Ragged Clown

It's just a shadow you're seeing that he's chasing…


Jan
4
2007

Probabilities or Proof?

Bob moved his blog and when I popped over to check it out, I saw that he had been continuing our discussion about Belief in Belief without me 🙁

From Bob’s comments,

Since there is no proof of the existence AND THERE IS NO PROOF OF THE NON-EXISTENCE of God or FSM, any position taken on the matter, other than agnosticism, is pure faith. Without proof that God does not exist, it is possible that God might actually exist.

– Bob

By a pleasant happenstance, I just read the chapter in Stephen Pinker’s How the Mind Works where he talks about scientific proofs and how inappropriate they are for everyday circumstances. According to Pinker, our ancestors on the savanna evolved sophisticated mental machinery for dealing with probabilities but formal proofs … not so much.

The number of domains outside of pure maths where proofs are appropriate, or even possible, is vanishingly small and only a logician would claim that belief in something improbable and disbelief in something improbable are in any way equivalent. Fortunately, most of the rest of us deal in probabilities and most of us would conclude that the possibility of an entity existing

  1. which violates many of the known laws of nature and
  2. for which there is absolutely no evidence

is so close to zero it is not worth considering.

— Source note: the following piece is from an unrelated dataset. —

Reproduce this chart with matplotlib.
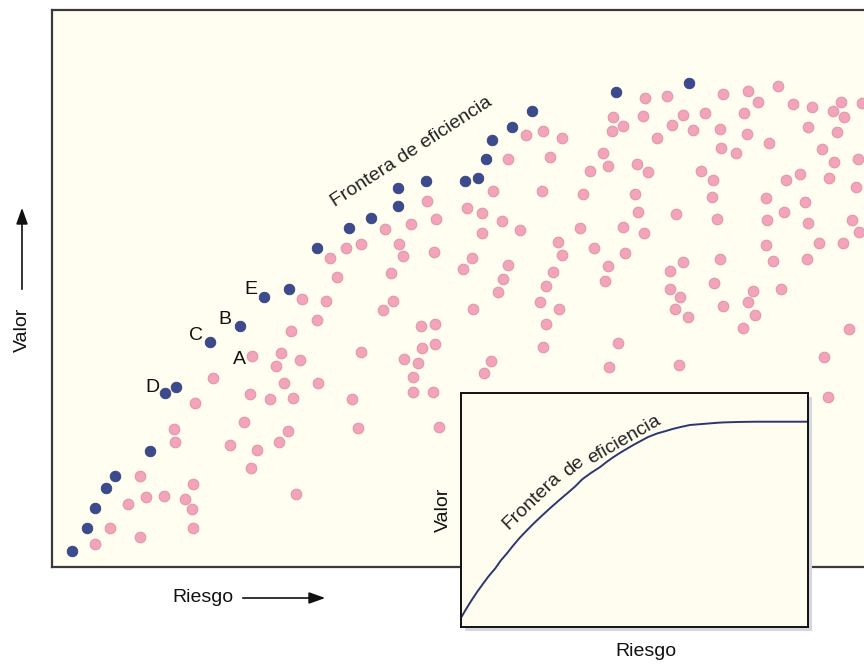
import matplotlib
matplotlib.use("Agg")
import matplotlib.pyplot as plt
from matplotlib.patches import Rectangle, FancyArrowPatch

plt.rcParams["font.family"] = ["Liberation Sans", "DejaVu Sans"]

W, H = 864, 665

# carteras sobre la frontera (azul)
FRONTERA_RIESGO = [20, 35, 43, 54, 63, 98, 113, 124, 158, 188, 212, 237, 265, 297, 319,
                   346, 346, 374, 413, 426, 434, 440, 460, 480, 564, 637]
FRONTERA_VALOR = [16, 39, 59, 79, 91, 116, 174, 180, 225, 241, 270, 278, 319, 339, 349,
                  361, 379, 386, 386, 389, 408, 427, 440, 456, 475, 484]

# resto de carteras (rosa)
CARTERA_RIESGO = [
    43, 58, 88, 76, 88, 94, 112, 133, 140, 141, 141, 122, 123, 143, 161, 178, 192, 198,
    200, 205, 199, 224, 229, 239, 248, 232, 266, 265, 218, 241, 236, 227, 244, 250, 274,
    278, 285, 294, 309, 300, 306, 309, 331, 341, 339, 333, 347, 351, 359, 375, 384, 382,
    369, 383, 370, 383, 352, 366, 361, 361, 381, 387,
    415, 430, 430, 420, 411, 441, 450, 456, 456, 451, 446, 468, 474, 491, 510, 498, 490,
    506, 510, 501, 494, 488, 531, 528, 538, 542, 421, 507, 494, 491, 566, 439, 432, 557, 627,
    551, 556, 561, 560, 571, 593, 615, 591, 631, 653, 620, 641, 605, 585, 596, 583, 586,
    571, 592, 573, 556, 553,
    671, 696, 726, 706, 741, 760, 789, 810, 781, 792, 692, 668, 695, 756, 785, 669, 684,
    717, 770, 649, 661, 782, 806, 734, 748, 777, 804, 660, 714, 753, 732, 624, 665, 715,
    756, 800, 807, 714, 767, 791, 721, 755, 631, 618, 668, 662, 618, 628, 701, 729, 671,
    696, 623, 636, 703, 691, 797, 772, 776]
CARTERA_VALOR = [
    23, 39, 30, 63, 91, 70, 71, 68, 58, 83, 39, 138, 125, 164, 189, 122, 145, 173,
    211, 117, 99, 201, 214, 236, 207, 184, 184, 247, 168, 169, 136, 125, 73, 268, 266,
    309, 290, 319, 323, 168, 139, 215, 257, 266, 294, 338, 323, 311, 343, 366, 348, 315,
    241, 243, 219, 223, 208, 204, 190, 175, 175, 140,
    359, 354, 334, 309, 298, 376, 346, 408, 302, 288, 275, 337, 432, 436, 429, 410, 376,
    325, 312, 295, 281, 265, 373, 339, 396, 319, 258, 258, 243, 220, 224, 206, 194, 200, 202,
    414, 401, 450, 436, 441, 469, 471, 451, 452, 454, 442, 437, 429, 403, 395, 373, 355,
    340, 334, 314, 301, 286,
    473, 476, 481, 465, 463, 460, 465, 464, 456, 450, 454, 438, 433, 440, 435, 419, 414,
    424, 418, 396, 387, 405, 408, 387, 393, 389, 380, 370, 369, 365, 355, 353, 348, 347,
    344, 347, 335, 322, 324, 324, 306, 308, 305, 296, 308, 284, 278, 270, 276, 278, 261,
    265, 258, 250, 252, 239, 238, 210, 170]

# letras junto a algunas carteras: (letra, riesgo, valor, desplazamiento en px)
LETRAS = [("E", 212, 270, (-13, 8)), ("B", 188, 241, (-15, 6)), ("C", 158, 225, (-14, 6)),
          ("A", 200, 211, (-13, -4)), ("D", 113, 174, (-13, 5))]

# curva del recuadro (escala 0-1)
CURVA_X = [0, 0.015, 0.03, 0.047, 0.065, 0.08, 0.10, 0.115, 0.133, 0.15, 0.17, 0.19,
           0.210, 0.235, 0.26, 0.283, 0.306, 0.33, 0.35, 0.375, 0.402, 0.42, 0.44, 0.46,
           0.479, 0.50, 0.52, 0.54, 0.566, 0.59, 0.61, 0.635, 0.660, 0.685, 0.71, 0.735,
           0.756, 0.78, 0.80, 0.85, 0.900, 1.0]
CURVA_Y = [0.036, 0.074, 0.11, 0.148, 0.185, 0.215, 0.25, 0.282, 0.313, 0.345, 0.38, 0.411,
           0.441, 0.476, 0.51, 0.54, 0.569, 0.60, 0.63, 0.657, 0.683, 0.704, 0.725, 0.744,
           0.761, 0.779, 0.795, 0.811, 0.826, 0.836, 0.845, 0.854, 0.862, 0.865, 0.868, 0.871,
           0.873, 0.874, 0.875, 0.876, 0.876, 0.876]

FONDO = "#fffef1"
ROSA = "#f2a5ba"
AZUL = "#3c4a8e"


def px(x, y):
    """pixel (desde arriba-izquierda) -> fraccion de figura"""
    return x / W, (H - y) / H


def flecha(p0, p1):
    fig.add_artist(FancyArrowPatch(px(*p0), px(*p1), transform=fig.transFigure,
                                   arrowstyle="-|>,head_length=0.7,head_width=0.25",
                                   mutation_scale=14, color="#111111", lw=1.2))


fig = plt.figure(figsize=(W / 100, H / 100), dpi=100)

ax = fig.add_axes([52 / W, (H - 567) / H, (W - 52) / W, 557 / H])
ax.set_facecolor(FONDO)
ax.scatter(CARTERA_RIESGO, CARTERA_VALOR, s=58, color=ROSA, edgecolor="#e596ab",
           linewidth=0.8, zorder=2)
ax.scatter(FRONTERA_RIESGO, FRONTERA_VALOR, s=58, color=AZUL, edgecolor="#34407c",
           linewidth=0.6, zorder=3)
for letra, r, v, off in LETRAS:
    ax.annotate(letra, (r, v), xytext=(off[0] * 0.72, off[1] * 0.72),
                textcoords="offset points", ha="center", va="center",
                fontsize=14, color="#111111")
ax.set_xlim(0, 812)
ax.set_ylim(0, 557)
ax.set_xticks([]); ax.set_yticks([])
ax.spines["right"].set_visible(False)
for s in ("left", "top", "bottom"):
    ax.spines[s].set_color("#3a3a3a")
    ax.spines[s].set_linewidth(1.6)

fig.text(*px(412, 152), "Frontera de eficiencia", rotation=33, ha="center", va="center",
         fontsize=14, color="#222222", rotation_mode="anchor")

# ejes de la figura con flechas
fig.text(*px(203, 598), "Riesgo", ha="center", va="center", fontsize=14, color="#111111")
flecha((240, 598), (328, 598))
fig.text(*px(22, 330), "Valor", rotation=90, ha="center", va="center", fontsize=14,
         color="#111111")
flecha((22, 292), (22, 205))

# recuadro con la curva idealizada
il, it, ir, ib = 460.7, 392.7, 808, 626.7
sombra = Rectangle(px(il + 4, ib + 4), (ir - il) / W, (ib - it) / H, transform=fig.transFigure,
                   facecolor="#d4d6e0", edgecolor="none", zorder=4)
fig.add_artist(sombra)
ins = fig.add_axes([il / W, (H - ib) / H, (ir - il) / W, (ib - it) / H], zorder=5)
ins.set_facecolor("#fffdf0")
ins.plot(CURVA_X, CURVA_Y, color="#2c376f", lw=1.4)
ins.set_xlim(0, 1); ins.set_ylim(0, 1)
ins.set_xticks([]); ins.set_yticks([])
for s in ins.spines.values():
    s.set_color("#111111")
    s.set_linewidth(1.4)
for palabra, x, y, rot in (("Frontera", 0.205, 0.535, 44), ("de", 0.325, 0.683, 39),
                           ("eficiencia", 0.470, 0.800, 30)):
    ins.text(x, y, palabra, rotation=rot, ha="center", va="center", fontsize=14,
             color="#222222", rotation_mode="anchor")
fig.text(*px(443, 510), "Valor", rotation=90, ha="center", va="center", fontsize=14,
         color="#111111")
fig.text(*px(646, 651), "Riesgo", ha="center", va="center", fontsize=14, color="#111111")

fig.savefig("out.png", dpi=100, facecolor="white")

Bob seems to be asserting that, given a proposition that is almost certainly false, the only reasonable position to take is to say “I don’t know” and that any other position requires an unreasonable leap of faith.


I cannot prove that I am not a brain in a vat. I cannot prove that you exist. I cannot prove that I existed this morning. I have no need to prove them. It would not be useful to prove them. The evidence to support those positions is overwhelming, reasonable and requires no leap of faith. The opposite positions – that I am a brain in a vat or that you do not exist or that I did not exist this morning – require an unreasonable leap of faith.

There is no god. I am certain of it.